NEW YORK — As the spring season kicks into high gear, retailers are facing a new roadblock: significantly higher gas prices.
In a Deloitte survey released last week, 71 percent of consumers said the uptick could cause them to curtail spending in the coming months, leaving storeowners uncertain about how business will play out this summer.
“People are aware of it and that it will change shopping patterns in regard to how often we may see a customer,” said Mark Waldman, president of St. Louis-based Laurie’s Shoe Center. “They may come in less often, but hopefully they’ll be buying more.”
With gas prices in St. Louis averaging $3.67 at press time and expected to escalate, Waldman predicted the crunch will hit his middle-class shoppers the hardest.
“If a customer is spending so much on gas each week, there’s going to be an immediate emotional response,” he said. “But the consumer who’s used to better-grade products will probably continue to buy them, just not at the same frequency.”
Higher costs at the pump — and rising fuel prices in general — are an added worry for footwear firms in an inflationary environment.
“I already know there’s going to be a shoe price increase,” said Paul Carrozza, owner of athletic store RunTex in Austin, Texas. “With shoes costing more money, our customers will be wearing their shoes longer and delaying their purchases a bit. And gas prices force people to start thinking about their daily trips.”
While the average price per gallon was $3.60 in Austin as of last Thursday, Carrozza said he may have to run more sales promotions to encourage shopping if that number gets any higher.
Washington, D.C.-based store Major is also thinking of making adjustments.

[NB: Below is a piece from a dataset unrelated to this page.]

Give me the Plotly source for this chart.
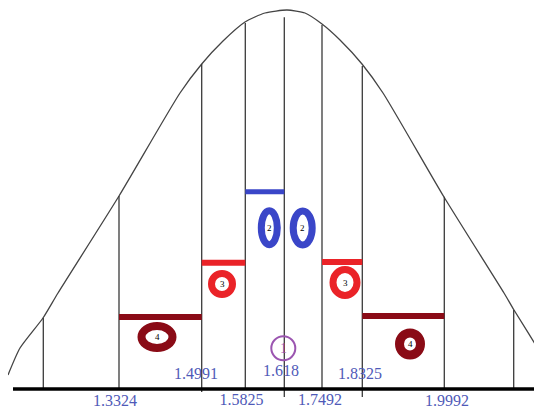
import plotly.graph_objects as go

# ---- data ----
# cut lines: horizontal position (centre = 0) and height where they meet the curve
cut_x = [-2.41, -1.653, -0.826, -0.39, 0.0, 0.377, 0.78, 1.60, 2.294]
cut_top = [0.713, 1.93, 3.25, 3.66, 3.717, 3.64, 3.23, 1.923, 0.79]
cut_bottom = [0.0, 0.0, -0.03, 0.0, -0.08, 0.0, -0.08, 0.0, 0.0]

# bell curve points
curve_x = [-2.763, -2.643, -2.413, -2.263, -1.653, -1.043, -0.826, -0.613, -0.393,
           -0.193, 0.027, 0.207, 0.377, 0.557, 0.777, 0.987, 1.597, 2.197, 2.297,
           2.577, 2.717]
curve_y = [0.14, 0.41, 0.71, 0.96, 1.93, 2.96, 3.25, 3.48, 3.67,
           3.76, 3.79, 3.76, 3.65, 3.49, 3.25, 2.96, 1.92, 0.96, 0.79,
           0.34, 0.11]

# value labels and the lines they mark
value_labels = ["1.3324", "1.4991", "1.5825", "1.618", "1.7492", "1.8325", "1.9992"]
label_x = [-1.693, -0.883, -0.428, -0.033, 0.357, 0.757, 1.627]
label_y = [-0.13, 0.14, -0.12, 0.17, -0.12, 0.14, -0.13]

# horizontal bars between cut lines (index of left cut line) and their level
bar_start = [3, 2, 5, 1, 6]
bar_level = [1.973, 1.263, 1.27, 0.72, 0.73]
bar_color = ["#3a46c8", "#ea2328", "#ea2328", "#8a0b16", "#8a0b16"]
bar_width = [5, 6, 6, 6, 6]

# ring markers: label, centre, half-width, half-height, stroke, colour
ring_label = ["2", "2", "3", "3", "4", "4", "1"]
ring_cx = [-0.15, 0.184, -0.623, 0.607, -1.273, 1.257, -0.01]
ring_cy = [1.613, 1.61, 1.05, 1.065, 0.52, 0.45, 0.407]
ring_rx = [0.08, 0.095, 0.105, 0.12, 0.155, 0.105, 0.12]
ring_ry = [0.17, 0.17, 0.105, 0.13, 0.11, 0.11, 0.12]
ring_lw = [7, 7, 7, 7, 8, 9, 2]
ring_color = ["#3a46c8", "#3a46c8", "#ea2328", "#ea2328", "#8a0b16", "#8a0b16", "#9b55b0"]

fig = go.Figure()

# bell curve
fig.add_trace(go.Scatter(x=curve_x, y=curve_y, mode="lines", line_shape="spline",
                         line=dict(color="#444444", width=1.3, smoothing=0.6),
                         hoverinfo="skip"))

# vertical cut lines
vx, vy = [], []
for x, t, b in zip(cut_x, cut_top, cut_bottom):
    vx += [x, x, None]
    vy += [b, t, None]
fig.add_trace(go.Scatter(x=vx, y=vy, mode="lines",
                         line=dict(color="#3a3a3a", width=1.3), hoverinfo="skip"))

# baseline
fig.add_trace(go.Scatter(x=[-2.713, 2.577], y=[0, 0], mode="lines",
                         line=dict(color="black", width=3.5), hoverinfo="skip"))

# coloured bars
for s, lv, c, w in zip(bar_start, bar_level, bar_color, bar_width):
    fig.add_trace(go.Scatter(x=[cut_x[s], cut_x[s + 1]], y=[lv, lv], mode="lines",
                             line=dict(color=c, width=w), hoverinfo="skip"))

# rings
for lab, cx, cy, rx, ry, lw, c in zip(ring_label, ring_cx, ring_cy, ring_rx, ring_ry, ring_lw, ring_color):
    fig.add_shape(type="circle", xref="x", yref="y", x0=cx - rx, x1=cx + rx,
                  y0=cy - ry, y1=cy + ry, line=dict(color=c, width=lw))
    if lab == "1":
        fig.add_annotation(x=cx, y=cy, text=lab, showarrow=False,
                           font=dict(family="Liberation Serif", size=14, color=c))
    else:
        fig.add_annotation(x=cx, y=cy, text=lab, showarrow=False,
                           font=dict(family="Liberation Serif", size=9, color="black"))

# value labels
fig.add_trace(go.Scatter(x=label_x, y=label_y, mode="text", text=value_labels,
                         textfont=dict(family="Liberation Serif", size=16, color="#4f5ab8"),
                         hoverinfo="skip"))

# the page has an 8px body margin, so the figure covers screen pixels 8..542 x 8..408
fig.update_layout(width=534, height=400, margin=dict(l=0, r=0, t=0, b=0),
                  paper_bgcolor="white", plot_bgcolor="white", showlegend=False)
fig.update_xaxes(range=[-2.763, 2.577], visible=False)
fig.update_yaxes(range=[-0.19, 3.81], visible=False)

fig.write_html("out.html")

Owner Duk-ki Yu said that, depending on how high gas prices are in the coming months, he is considering trimming his vendor count and relying more on best sellers.
“[Higher gas prices] will definitely have an impact on [consumers’] willingness to spend money,” he added. “It puts us at a disadvantage against online retailers based in areas where the cost of living is cheaper.”
In Chicago, where the price per gallon has already broken the $4 mark, City Soles owner Scott Starbuck said escalated costs won’t matter much to the shoppers of his store this summer. “I’m not really worried,” he said. “In this city, there’s a lot of public transit, and it’s becoming more prevalent among my customers.”
What did worry Starbuck, however, was how tourist traffic might be affected by rising travel expenses. “We’re in a neighborhood where a lot of European tourists like to visit [in the summer], but we may get [fewer tourists] this year because flights will be more expensive,” he said.
Looking ahead, the City Soles owner said he believes harder times for the industry will come this fall, when higher sourcing costs will translate into higher-priced product.
Indeed, Jeff Van Sinderen, analyst for investment bank B. Riley & Co., predicted gas price increases could have a broader impact. “It’s a real concern for the whole industry,” he said. “Part of this is [that it affects] what companies pay for shipping and what factories have to pay for all their oil-related costs to manufacture product.”
However, some high-end retailers are less concerned.
“We’re fortunate to be at the higher end of the price category,” said John Weingarten, co-owner of Shoe Spa in Palm Beach Gardens, Fla. “I don’t think it’s going to hurt us as much as a moderately priced store in a moderate retail climate.”
With price points ranging from $80 to $600, Shoe Spa has seen a 30 percent increase in sales so far this year, according to Weingarten. “We’re fortunate, but we’re still concerned about how gas prices will affect retail overall,” he added.
There may be some harder times ahead, but Susquehanna Financial analyst Christopher Svezia said the shoe business is better off than other industries. “Footwear may be better positioned because it’s in a good cycle of innovation and freshness, so consumers will more than likely pay more for it,” he said. “We may not see immediate repercussions, but maybe trips to the supermarket will decrease, with private-label brands the first to get hit.”
Regarding consumers’ willingness to shop, Van Sinderen was a little more optimistic. “The consumer right now wants to go out and purchase things, be it shoes, apparel or other goods,” he said.
“There is a degree of frugality fatigue, having held back for a couple of years. If the merchandise is fresh and new, consumers will be willing to spend a little more too.”